ABD Merkezi Kuvvetler (CENTCOM) komutanı Orgeneral Michael Kurilla, aynı gün, 11 Nisan’da İsrail’e gitmiş, iki gün boyunca askeri yetkililerle ile ortak savunma planlaması yapmıştı. ABD donanması bölgeye takviye gemiler göndereceğini duyurmuştu. ABD medyasında güvenlik kaynaklarına dayanılarak “her an saldırabilir” haberleri çıkmaya hatta 13 Nisan tarihi verilmeye başlamıştı.
Saldırının hemen öncesinde YetkinReport’a bilgi veren savunma kaynaklarına göre Ankara ABD de çatışmanın genişlemesini istemediğini, o yüzden “hem İran’ı hem İsrail’i sonuçları kestirilemeyecek eylemlerden kaçınmaları konusunda uyardığı” saptamasını yapıyordu."
Ankara neden sessiz kaldı?
Ankara'nın, İran’ın İsrail’e doğrudan değil, Hizbullah ve diğer vekilleriyle saldırma ihtimali üzerinde durduğunu da ekleyen Yetkin, "İran’ın, fırlatılmasıyla İsrail’e ulaşması arasında saatler geçecek dronların -sonradan ilan edildiği üzere ABD ve İngiltere tarafından- daha İsrail’e ulaşmadan vurulabileceği ihtimalini ihmal ettiğini düşünmek saflık olur" dedi.
Yetkin, Ankara sınırlarının yanı başında yaşanan önemli gelişmeler karşısında neden sessiz kalındığını ise şöyle özetledi:
- Ankara ilk olarak savaşın yayılma ihtimalinden ikinci olarak da Gazze faciasının geri plana düşmesinden rahatsız. O nedenle fazla öne çıkmak istemiyor.

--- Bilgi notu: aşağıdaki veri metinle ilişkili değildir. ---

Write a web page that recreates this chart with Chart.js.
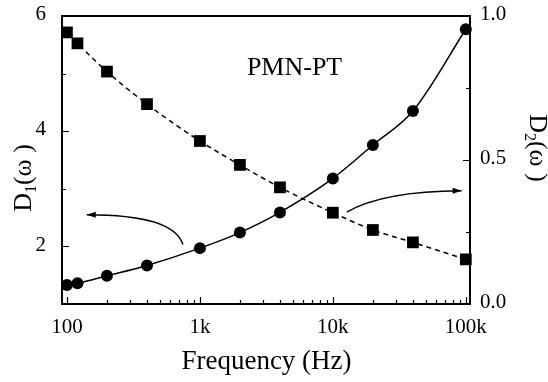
<!DOCTYPE html>
<html>
<head>
<meta charset="utf-8">
<script src="https://cdn.jsdelivr.net/npm/chart.js@4"></script>
<style>
html,body{margin:0;padding:0;background:#fff;}
#wrap{width:548px;height:382px;position:relative;}
</style>
</head>
<body>
<div id="wrap"><canvas id="c" width="548" height="382"></canvas></div>
<script>
// ---- data ----
const freq = [100, 120, 200, 400, 1000, 2000, 4000, 10000, 20000, 40000, 100000];
const d1 = [1.33, 1.36, 1.49, 1.67, 1.97, 2.24, 2.59, 3.18, 3.76, 4.35, 5.77];
const d2 = [0.943, 0.905, 0.807, 0.694, 0.566, 0.483, 0.405, 0.317, 0.257, 0.214, 0.155];
const xTickValues = [100, 1000, 10000, 100000];
const xTickLabels = ['100', '1k', '10k', '100k'];
const y1TickLabels = [2, 4, 6];
const y2TickLabels = [0.0, 0.5, 1.0];
const sampleLabel = 'PMN-PT';
// arrows in data coordinates: [start, control, end]
const arrowLeft = {axis: 'y', pts: [[745, 2.03], [640, 2.55], [141, 2.55]]};
const arrowRight = {axis: 'y2', pts: [[12700, 0.319], [24000, 0.392], [93000, 0.393]]};

const FONT = '"Liberation Serif", "Times New Roman", serif';

const minorX = [];
for (let e = 2; e <= 5; e++) {
  for (let m = 1; m <= 9; m++) {
    const v = m * Math.pow(10, e);
    if (v <= 100000) minorX.push(v);
  }
}

function drawArrow(ctx, chart, a) {
  const xs = chart.scales.x, ys = chart.scales[a.axis];
  const p = a.pts.map(q => [xs.getPixelForValue(q[0]), ys.getPixelForValue(q[1])]);
  ctx.save();
  ctx.strokeStyle = '#000';
  ctx.lineWidth = 1.4;
  ctx.beginPath();
  ctx.moveTo(p[0][0], p[0][1]);
  ctx.quadraticCurveTo(p[1][0], p[1][1], p[2][0], p[2][1]);
  ctx.stroke();
  const ang = Math.atan2(p[2][1] - p[1][1], p[2][0] - p[1][0]);
  const L = 9, W = 3;
  ctx.fillStyle = '#000';
  ctx.beginPath();
  ctx.moveTo(p[2][0], p[2][1]);
  ctx.lineTo(p[2][0] - L * Math.cos(ang) + W * Math.sin(ang), p[2][1] - L * Math.sin(ang) - W * Math.cos(ang));
  ctx.lineTo(p[2][0] - L * Math.cos(ang) - W * Math.sin(ang), p[2][1] - L * Math.sin(ang) + W * Math.cos(ang));
  ctx.closePath();
  ctx.fill();
  ctx.restore();
}

function drawSubTitle(ctx, x, y, rot, main, sub, rest) {
  ctx.save();
  ctx.translate(x, y);
  ctx.rotate(rot);
  ctx.fillStyle = '#000';
  ctx.textBaseline = 'alphabetic';
  const big = '26px ' + FONT, small = '16px ' + FONT;
  ctx.font = big; const w1 = ctx.measureText(main).width;
  const w3 = ctx.measureText(rest).width;
  ctx.font = small; const w2 = ctx.measureText(sub).width;
  const total = w1 + w2 + w3;
  let cx = -total / 2;
  const base = 9;
  ctx.font = big; ctx.textAlign = 'left';
  ctx.fillText(main, cx, base); cx += w1;
  ctx.font = small; ctx.fillText(sub, cx, base + 5); cx += w2;
  ctx.font = big; ctx.fillText(rest, cx, base);
  ctx.restore();
}

const decor = {
  id: 'decor',
  afterDraw(chart) {
    const ctx = chart.ctx, ca = chart.chartArea;
    const xs = chart.scales.x, y1 = chart.scales.y, y2 = chart.scales.y2;
    ctx.save();
    ctx.strokeStyle = '#000';
    ctx.lineWidth = 2;
    ctx.strokeRect(ca.left, ca.top, ca.right - ca.left, ca.bottom - ca.top);
    ctx.lineWidth = 1.2;
    ctx.beginPath();
    minorX.forEach(v => {
      const px = Math.round(xs.getPixelForValue(v)) + 0.5;
      const major = xTickValues.includes(v);
      ctx.moveTo(px, ca.bottom);
      ctx.lineTo(px, ca.bottom - (major ? 7 : 4));
    });
    for (let v = 2; v <= 5; v++) {
      const py = Math.round(y1.getPixelForValue(v)) + 0.5;
      const major = y1TickLabels.includes(v);
      ctx.moveTo(ca.left, py);
      ctx.lineTo(ca.left + (major ? 7 : 4), py);
    }
    [0.25, 0.5, 0.75].forEach(v => {
      const py = Math.round(y2.getPixelForValue(v)) + 0.5;
      const major = Math.abs(v - 0.5) < 1e-9;
      ctx.moveTo(ca.right, py);
      ctx.lineTo(ca.right - (major ? 7 : 4), py);
    });
    ctx.stroke();
    ctx.restore();

    drawArrow(ctx, chart, arrowLeft);
    drawArrow(ctx, chart, arrowRight);

    ctx.save();
    ctx.fillStyle = '#000';
    ctx.font = '26px ' + FONT;
    ctx.textAlign = 'center';
    ctx.textBaseline = 'middle';
    ctx.fillText(sampleLabel, ca.left + (ca.right - ca.left) * 0.57, ca.top + 52);
    ctx.restore();

    drawSubTitle(ctx, 22, 178, -Math.PI / 2, 'D', '1', '(\u03c9 )');
    drawSubTitle(ctx, 539, 148, Math.PI / 2, 'D', '2', '(\u03c9 )');
    ctx.save();
    ctx.fillStyle = '#000';
    ctx.font = '27px ' + FONT;
    ctx.textAlign = 'center';
    ctx.textBaseline = 'middle';
    ctx.fillText('Frequency (Hz)', (ca.left + ca.right) / 2 + 0.5, 362);
    ctx.restore();
  }
};

new Chart(document.getElementById('c'), {
  type: 'line',
  data: {
    datasets: [
      {
        label: 'D1',
        data: freq.map((f, i) => ({x: f, y: d1[i]})),
        yAxisID: 'y',
        borderColor: '#000',
        backgroundColor: '#000',
        borderWidth: 1.5,
        pointStyle: 'circle',
        pointRadius: 6,
        pointBorderWidth: 0,
        cubicInterpolationMode: 'monotone',
        clip: false
      },
      {
        label: 'D2',
        data: freq.map((f, i) => ({x: f, y: d2[i]})),
        yAxisID: 'y2',
        borderColor: '#000',
        backgroundColor: '#000',
        borderWidth: 1.5,
        borderDash: [5, 4],
        pointStyle: 'rect',
        pointRadius: 8.3,
        pointBorderWidth: 0,
        cubicInterpolationMode: 'monotone',
        clip: false
      }
    ]
  },
  options: {
    responsive: false,
    animation: false,
    events: [],
    layout: {padding: {top: 16, left: 0, right: 0, bottom: 0}},
    plugins: {legend: {display: false}, tooltip: {enabled: false}},
    scales: {
      x: {
        type: 'logarithmic',
        min: 91.8,
        max: 107500,
        afterBuildTicks(s) { s.ticks = xTickValues.map(v => ({value: v})); },
        afterFit(s) { s.height = 78; },
        ticks: {
          autoSkip: false,
          maxRotation: 0,
          padding: 3,
          color: '#000',
          font: {family: FONT, size: 21},
          callback(v) { const i = xTickValues.indexOf(v); return i >= 0 ? xTickLabels[i] : ''; }
        },
        grid: {display: false},
        border: {display: false}
      },
      y: {
        type: 'linear',
        position: 'left',
        min: 1,
        max: 6,
        afterBuildTicks(s) { s.ticks = y1TickLabels.map(v => ({value: v})); },
        afterFit(s) { s.width = 62; },
        ticks: {
          padding: 8,
          color: '#000',
          font: {family: FONT, size: 21, lineHeight: 0.12},
          callback(v) { return [String(v), '']; }
        },
        grid: {display: false},
        border: {display: false}
      },
      y2: {
        type: 'linear',
        position: 'right',
        min: 0,
        max: 1,
        afterBuildTicks(s) { s.ticks = y2TickLabels.map(v => ({value: v})); },
        afterFit(s) { s.width = 78; },
        ticks: {
          padding: 2,
          color: '#000',
          font: {family: FONT, size: 21, lineHeight: 0.12},
          callback(v) { return [Number(v).toFixed(1), '']; }
        },
        grid: {display: false},
        border: {display: false}
      }
    }
  },
  plugins: [decor]
});
</script>
</body>
</html>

- İsrail’in Şam’da İran’a saldırısını kınayan Türkiye, şimdi de İran’ın İsrail’e saldırısını (misilleme olarak tanımlasa da) meşru gören bir konumda olmak istemiyor. Neticede bir ülkenin başka bir ülkeye saldırısı
- Dolayısıyla Ankara “Aşağı tükürsem sakal, yukarı tükürsem bıyık” konumunda, bu nedenle de kendisini öne atmak istemiyor, bu nedenle diplomatik temaslarını duyurmakla yetiniyor.
- Öte yandan Türkiye, İsrail’in Gazze’deki si katliamına timsah gözyaşı döküp silah satmaya devam eden ABD ve İngiltere’nin, İran’ın İsrail’e saldırısını havadayken engellemiş olmalarını not etti. Bu da öne çıkma isteksizliğinin bir nedeni.
- Türkiye-İran ilişkileri son dönem, özellikle de PKK’ya verilen destek nedeniyle giderek gerilmeye başladı. Ankara, Tahran’la ilişkilerini aşırı dikkatle sürdürüyor.